Exercise description ::
Look at each line of the records and count those with "Write" in them. Please answer with the count alone.

Task data ::

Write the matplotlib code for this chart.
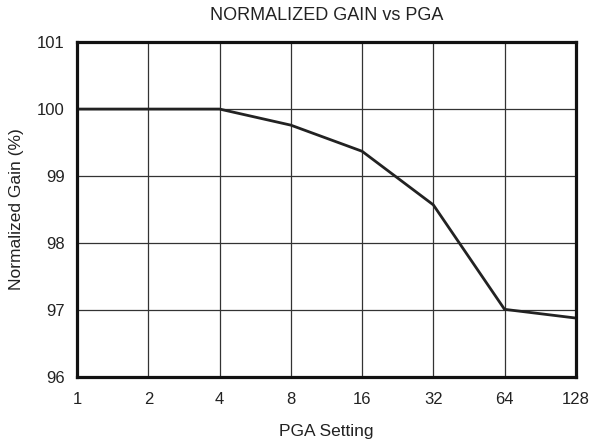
import matplotlib
matplotlib.use('Agg')
import matplotlib.pyplot as plt
import numpy as np

plt.rcParams['font.family'] = ['Liberation Sans', 'DejaVu Sans']

# PGA settings (plotted at equal spacing) and normalized gain in %
pga = ['1', '2', '4', '8', '16', '32', '64', '128']
gain = [100.0, 100.0, 100.0, 99.76, 99.37, 98.57, 97.01, 96.88]
yticks = [96, 97, 98, 99, 100, 101]

x = np.arange(len(pga))

fig = plt.figure(figsize=(5.93, 4.43), dpi=100)
ax = fig.add_axes([0.130, 0.149, 0.841, 0.756])

ax.plot(x, gain, color='#222222', lw=2.0, zorder=3)

ax.set_xlim(x[0], x[-1])
ax.set_ylim(96, 101)
ax.set_xticks(x)
ax.set_xticklabels(pga)
ax.set_yticks(yticks)
ax.grid(True, color='#333333', lw=0.9)
ax.tick_params(length=0, labelsize=12, colors='#222222')
ax.tick_params(axis='x', pad=11)
ax.tick_params(axis='y', pad=9)

for s in ax.spines.values():
    s.set_linewidth(2.3)
    s.set_color('#111111')
    s.set_zorder(4)

ax.set_title('NORMALIZED GAIN vs PGA', fontsize=13, pad=16, color='#222222')
ax.set_xlabel('PGA Setting', fontsize=12.5, labelpad=12, color='#222222')
ax.set_ylabel('Normalized Gain (%)', fontsize=12.5, labelpad=9, color='#222222')

fig.savefig('out.png', dpi=100)
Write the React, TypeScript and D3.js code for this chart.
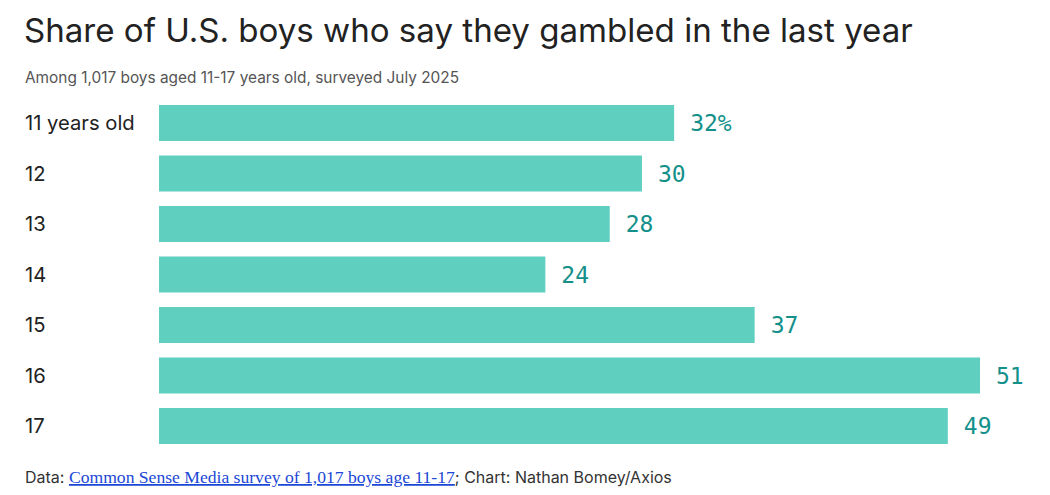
import * as d3 from 'd3'

const ages = ['11 years old', '12', '13', '14', '15', '16', '17']
const shares = [32, 30, 28, 24, 37, 51, 49]
const valueLabels = ['32%', '30', '28', '24', '37', '51', '49']

const title = 'Share of U.S. boys who say they gambled in the last year'
const subtitle = 'Among 1,017 boys aged 11-17 years old, surveyed July 2025'

const W = 1050
const H = 495

export default function App() {
  const x = d3.scaleLinear().domain([0, 51]).range([159, 980])
  const y = d3
    .scaleBand<string>()
    .domain(ages)
    .range([105, 444])
    .paddingInner(0.287)
    .paddingOuter(0)

  const sans = 'Inter, "Noto Sans", sans-serif'

  return (
    <div style={{ position: 'absolute', left: 0, top: 0 }}>
      <svg width={W} height={H} style={{ display: 'block', background: '#fff' }}>
        <text x={24} y={42} fontFamily={sans} fontSize={33.1} fill="#222">
          {title}
        </text>
        <text x={25} y={83} fontFamily={sans} fontSize={15.4} fill="#555">
          {subtitle}
        </text>

        {ages.map((a, i) => {
          const yy = y(a)!
          const mid = yy + y.bandwidth() / 2
          return (
            <g key={a}>
              <text
                x={25}
                y={mid}
                dy="0.35em"
                fontFamily={sans}
                fontSize={20.2}
                fill="#222"
              >
                {a}
              </text>
              <rect
                x={x(0)}
                y={yy}
                width={x(shares[i]) - x(0)}
                height={y.bandwidth()}
                fill="#5fcfc0"
              />
              <text
                x={x(shares[i]) + 16}
                y={mid}
                dy="0.36em"
                fontFamily='"DejaVu Sans Mono", "Liberation Mono", monospace'
                fontSize={23}
                fill="#13908a"
              >
                {valueLabels[i]}
              </text>
            </g>
          )
        })}

        <text x={25} y={483} fontFamily={sans} fontSize={16} fill="#333">
          Data:{' '}
          <tspan
            fontFamily='"Liberation Serif", "DejaVu Serif", serif'
            fontSize={17.6}
            fill="#1a47d6"
            textDecoration="underline"
          >
            Common Sense Media survey of 1,017 boys age 11-17
          </tspan>
          <tspan>; Chart: Nathan Bomey/Axios</tspan>
        </text>
      </svg>
    </div>
  )
}
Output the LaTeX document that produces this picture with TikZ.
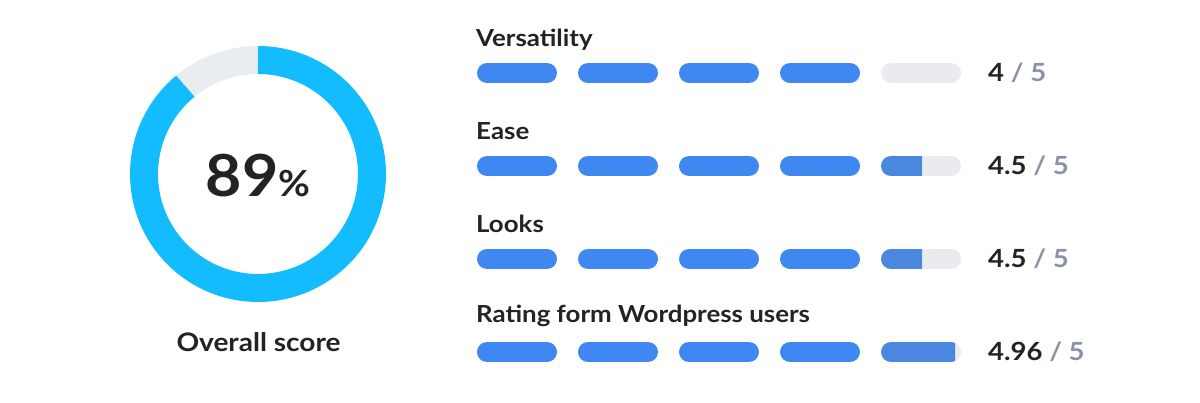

Exercise result ::
2